▶ SHORT TASK
Output each line exactly as it appears, skipping any embedded picture.

-*-*-

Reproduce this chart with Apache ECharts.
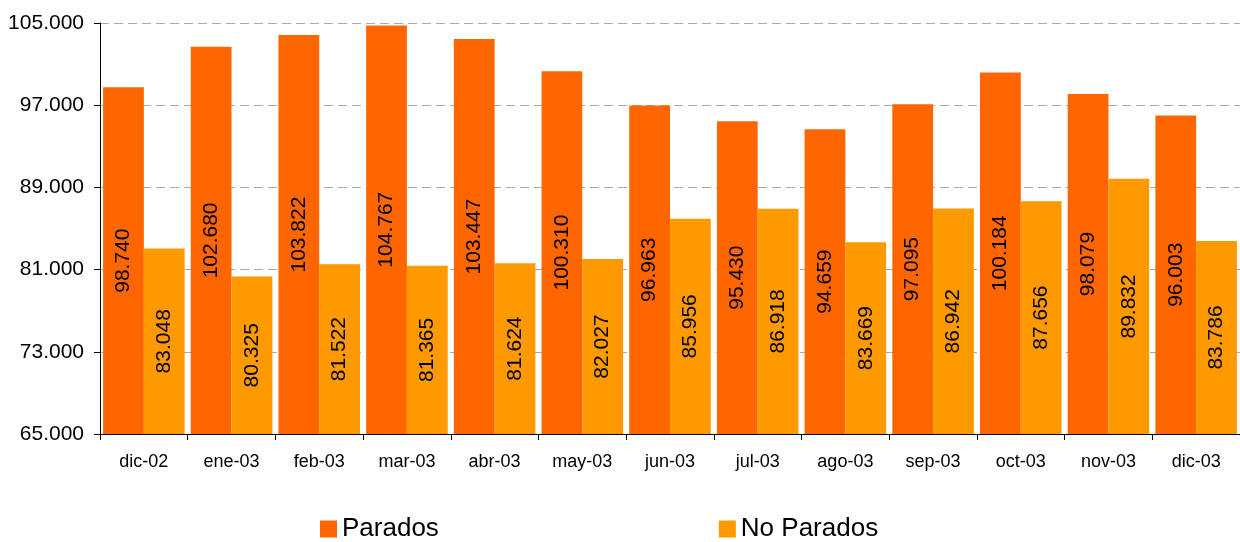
<!DOCTYPE html>
<html>
<head>
<meta charset="utf-8">
<script src="https://cdn.jsdelivr.net/npm/echarts@6/dist/echarts.min.js"></script>
<style>
  html, body { margin: 0; padding: 0; background: #fff; }
  #chart { width: 1240px; height: 542px; }
</style>
</head>
<body>
<div id="chart"></div>
<script>
  // months
  const months = ['dic-02', 'ene-03', 'feb-03', 'mar-03', 'abr-03', 'may-03', 'jun-03',
    'jul-03', 'ago-03', 'sep-03', 'oct-03', 'nov-03', 'dic-03']
  const parados = [98740, 102680, 103822, 104767, 103447, 100310, 96963,
    95430, 94659, 97095, 100184, 98079, 96003]
  const noParados = [83048, 80325, 81522, 81365, 81624, 82027, 85956,
    86918, 83669, 86942, 87656, 89832, 83786]

  // 98740 -> "98.740"
  const fmt = v => String(v).replace(/\B(?=(\d{3})+(?!\d))/g, '.')

  const labelStyle = {
    show: true,
    position: 'inside',
    rotate: 90,
    color: '#000',
    fontFamily: 'Liberation Sans, Arial, sans-serif',
    fontSize: 21,
    formatter: p => fmt(p.value)
  }

  const chart = echarts.init(document.getElementById('chart'))
  chart.setOption({
    animation: false,
    textStyle: { fontFamily: 'Liberation Sans, Arial, sans-serif' },
    grid: { left: 100, right: 0, top: 23, bottom: 108 },
    legend: {
      top: 516,
      left: 320,
      padding: 0,
      itemGap: 280,
      itemWidth: 17,
      itemHeight: 17,
      icon: 'rect',
      textStyle: { fontSize: 26, color: '#000', padding: [2, 0, 0, 0] },
      data: ['Parados', 'No Parados']
    },
    xAxis: {
      type: 'category',
      data: months,
      axisLine: { lineStyle: { color: '#000', width: 1 } },
      axisTick: { show: true, length: 6, lineStyle: { color: '#000' } },
      axisLabel: { color: '#000', fontSize: 18, margin: 19 }
    },
    yAxis: {
      type: 'value',
      min: 65000,
      max: 105000,
      interval: 8000,
      axisLine: { show: true, lineStyle: { color: '#000', width: 1 } },
      axisTick: { show: true, length: 6, lineStyle: { color: '#000' } },
      axisLabel: { color: '#000', fontSize: 21, margin: 16, formatter: v => fmt(v) },
      splitLine: { lineStyle: { color: '#aaa', type: [9, 5] } }
    },
    series: [
      {
        name: 'Parados',
        type: 'bar',
        data: parados,
        barGap: '0%',
        barCategoryGap: '7%',
        itemStyle: { color: '#FF6600' },
        label: labelStyle
      },
      {
        name: 'No Parados',
        type: 'bar',
        data: noParados,
        barGap: '0%',
        barCategoryGap: '7%',
        itemStyle: { color: '#FF9900' },
        label: labelStyle
      }
    ]
  })
</script>
</body>
</html>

-*-*-

▶ COMPLETED TASK
Reproduce this chart with Apache ECharts.
<!DOCTYPE html>
<html>
<head>
<meta charset="utf-8">
<script src="https://cdn.jsdelivr.net/npm/echarts@6/dist/echarts.min.js"></script>
<style>
  html, body { margin: 0; padding: 0; background: #fff; }
  #chart { width: 1240px; height: 542px; }
</style>
</head>
<body>
<div id="chart"></div>
<script>
  // months
  const months = ['dic-02', 'ene-03', 'feb-03', 'mar-03', 'abr-03', 'may-03', 'jun-03',
    'jul-03', 'ago-03', 'sep-03', 'oct-03', 'nov-03', 'dic-03']
  const parados = [98740, 102680, 103822, 104767, 103447, 100310, 96963,
    95430, 94659, 97095, 100184, 98079, 96003]
  const noParados = [83048, 80325, 81522, 81365, 81624, 82027, 85956,
    86918, 83669, 86942, 87656, 89832, 83786]

  // 98740 -> "98.740"
  const fmt = v => String(v).replace(/\B(?=(\d{3})+(?!\d))/g, '.')

  const labelStyle = {
    show: true,
    position: 'inside',
    rotate: 90,
    color: '#000',
    fontFamily: 'Liberation Sans, Arial, sans-serif',
    fontSize: 21,
    formatter: p => fmt(p.value)
  }

  const chart = echarts.init(document.getElementById('chart'))
  chart.setOption({
    animation: false,
    textStyle: { fontFamily: 'Liberation Sans, Arial, sans-serif' },
    grid: { left: 100, right: 0, top: 23, bottom: 108 },
    legend: {
      top: 516,
      left: 320,
      padding: 0,
      itemGap: 280,
      itemWidth: 17,
      itemHeight: 17,
      icon: 'rect',
      textStyle: { fontSize: 26, color: '#000', padding: [2, 0, 0, 0] },
      data: ['Parados', 'No Parados']
    },
    xAxis: {
      type: 'category',
      data: months,
      axisLine: { lineStyle: { color: '#000', width: 1 } },
      axisTick: { show: true, length: 6, lineStyle: { color: '#000' } },
      axisLabel: { color: '#000', fontSize: 18, margin: 19 }
    },
    yAxis: {
      type: 'value',
      min: 65000,
      max: 105000,
      interval: 8000,
      axisLine: { show: true, lineStyle: { color: '#000', width: 1 } },
      axisTick: { show: true, length: 6, lineStyle: { color: '#000' } },
      axisLabel: { color: '#000', fontSize: 21, margin: 16, formatter: v => fmt(v) },
      splitLine: { lineStyle: { color: '#aaa', type: [9, 5] } }
    },
    series: [
      {
        name: 'Parados',
        type: 'bar',
        data: parados,
        barGap: '0%',
        barCategoryGap: '7%',
        itemStyle: { color: '#FF6600' },
        label: labelStyle
      },
      {
        name: 'No Parados',
        type: 'bar',
        data: noParados,
        barGap: '0%',
        barCategoryGap: '7%',
        itemStyle: { color: '#FF9900' },
        label: labelStyle
      }
    ]
  })
</script>
</body>
</html>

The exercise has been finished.